The reason this is the case is that a multi-speaker Sonos system requires all devices to operate on the same software and older products “do not have enough memory or processing power to sustain future innovation.” Thus, as Sonos explains in an email to customers, “If modern products remain connected to legacy products after May, they also will not receive software updates and new features.”

You won’t see changes at first — Sonos says it doesn’t expect “any immediate impact from ending software updates,” but warns that “As changes are made to technology in the future, particularly by music service and voice partners, access to certain services or features may be disrupted.”

So if, for instance, a Sonos partner puts out an update that isn’t backward compatible with older hardware, users with legacy gear won’t be able to get the update.

What’s affected? — Those products deemed legacy include: the Sonos Bridge, Connect, Connect:Amp, CR200, Play:5 (Gen1), ZP80, ZP90, ZP100, and ZP120.

What can you do? — If the prospect of a handicapped Sonos system fills you with terror, you can claim a 30 percent discount on new gear to replace your legacy devices (devices, we should point out, which currently work and sound just fine).
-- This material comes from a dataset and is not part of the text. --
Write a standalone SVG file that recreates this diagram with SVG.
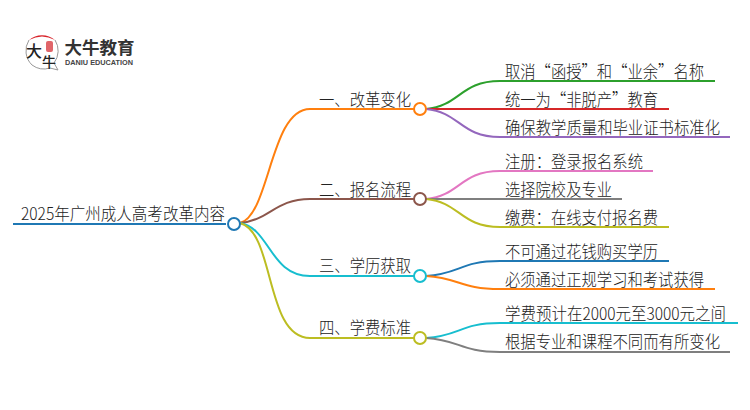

This kind of "future innovation" update is precisely the situation Sonos outlined as the reason it was using software to brick perfectly good hardware as part of its upgrade program. But it’s something, and it definitely beats getting no discount at all. The company is essentially forcing consumers to make a decision on whether potential new additions to its software suite are worth the price of entry on recently released products — and setting a precedent that whatever you buy right now won't be around for the long haul.